NON-LINEAR SOIL-STRUCTURE INTERACTION OF A PILED RAFT WIND TURBINE FOUNDATION: EFFECTS ON THE MODAL AND DYNAMIC ANALYSIS ON A NREL 5 MW WIND TURBINE
Wind turbine foundations; piled raft; Modal analysis; Dynamic Analysis; Soilstructure interaction; ABAQUS; NREL 5M.
Wind turbine support structures are dynamically sensible structures. With the rotor diameter rise, in order to increase energy production, this situation tends to get more critical, giving rise to the needing of more accurate studies regarding system’s dynamic behaviour.
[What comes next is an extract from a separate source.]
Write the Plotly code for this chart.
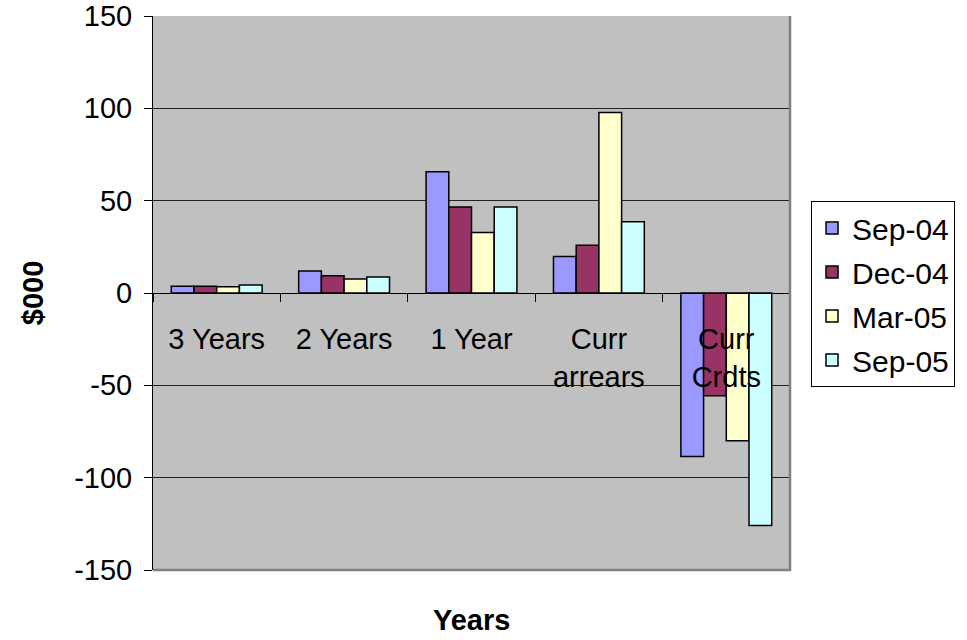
import plotly.graph_objects as go

# Categories, series and values ($000)
categories = ["3 Years", "2 Years", "1 Year", "Curr<br>arrears", "Curr<br>Crdts"]
series_names = ["Sep-04", "Dec-04", "Mar-05", "Sep-05"]
sep_04 = [3.6, 11.9, 65.7, 19.8, -88.5]
dec_04 = [3.6, 9.4, 46.6, 25.8, -55.6]
mar_05 = [3.4, 7.6, 32.8, 97.8, -80.0]
sep_05 = [4.3, 8.7, 46.6, 38.6, -125.9]
y_ticks = [-150, -100, -50, 0, 50, 100, 150]
y_tick_labels = ["-150", "-100", "-50", "0", "50", "100", "150"]

series_values = [sep_04, dec_04, mar_05, sep_05]
colors = ["#9999FF", "#993366", "#FFFFCC", "#CCFFFF"]

FONT = "Liberation Sans, Arial, sans-serif"

fig = go.Figure()
for name, vals, col in zip(series_names, series_values, colors):
    fig.add_trace(go.Bar(
        x=categories, y=vals, name=name, legendgroup=name,
        marker=dict(color=col, line=dict(color="black", width=1.5)),
    ))

fig.update_layout(
    width=967, height=640,
    margin=dict(l=153, r=177, t=16, b=70, autoexpand=False),
    paper_bgcolor="white",
    plot_bgcolor="#C0C0C0",
    barmode="group",
    bargap=0.287,
    bargroupgap=0,
    font=dict(family=FONT, size=30, color="black"),
    showlegend=True,
    legend=dict(
        x=1.033, y=0.666, xanchor="left", yanchor="top",
        bgcolor="white", bordercolor="black", borderwidth=1,
        font=dict(family=FONT, size=30, color="black"),
        tracegroupgap=2,
    ),
    xaxis=dict(
        type="category",
        anchor="free", position=0.5,
        automargin=False,
        showline=True, linecolor="black", linewidth=1,
        ticks="outside", ticklen=8, tickcolor="black", tickwidth=1,
        tickson="boundaries",
        showgrid=False, zeroline=False,
        tickfont=dict(family=FONT, size=29, color="black"),
        ticklabelstandoff=20,
    ),
    yaxis=dict(
        range=[-150, 150],
        automargin=False,
        tickvals=y_ticks, ticktext=y_tick_labels,
        showline=True, linecolor="black", linewidth=1,
        ticks="outside", ticklen=8, tickcolor="black", tickwidth=1,
        showgrid=True, gridcolor="#222222", gridwidth=1,
        zeroline=False,
        tickfont=dict(family=FONT, size=29, color="black"),
        ticklabelstandoff=6,
    ),
    shapes=[
        # plot-area frame on the bottom and right sides
        dict(type="path", xref="paper", yref="paper",
             path="M 0,0 L 1,0 L 1,1",
             line=dict(color="#808080", width=2.5), layer="above"),
    ],
    annotations=[
        dict(text="<b>Years</b>", xref="paper", yref="paper",
             x=0.5, y=-0.09, xanchor="center", yanchor="middle",
             showarrow=False, font=dict(family=FONT, size=29, color="black")),
        dict(text="<b>$000</b>", xref="paper", yref="paper",
             x=-0.188, y=0.5, xanchor="center", yanchor="middle",
             textangle=-90, showarrow=False,
             font=dict(family=FONT, size=29, color="black")),
    ],
)

fig.write_html("out.html")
It is known that, due to previous researches and design practice, soil-structure interaction plays a major role in the wind turbine natural frequencies of vibration, as well as in the stresses and displacements when applying dynamic operational and wind loads. Considering this scenario, the present research seeks to study non-linear soil-structure interaction models for analysing wind turbine towers. It was used a wind turbine model from National Research Laboratory (NREL) with nominal power of 5 MW and geotechnical data of Wind Power Plant Miassaba 3, located in the Rio Grande do Norte State. Four different SSI models were used: an analytic model with the expressions from DNV (2002); non-linear numerical FEM model (ABAQUS) using p-y, t-z and Q-z load transfer curves from API (2005); non-linear numerical FEM model (ABAQUS) calibrated with pile load test from Miassaba’s construction site; non-linear FEM model (ABAQUS) with elasto-plastic constitutive model (Mohr-Coulomb failure criteria) also calibrated with the same pile load tests. The results shows a discrepancy between analytical and numerical models, where the former provides larger values of global foundation stiffness, the differences being more critical for extreme load case scenarios. This fact brings attention towards to the needing of non-linear models for the dynamic behaviour assessment, in order to have more reliable foundation design. Additionally, the effects of SSI were evaluated in term of dynamic amplificatory factor of 1P load, which revealed a 16% and 20% foundation load increasing, respectively, in overturning moment and horizontal force.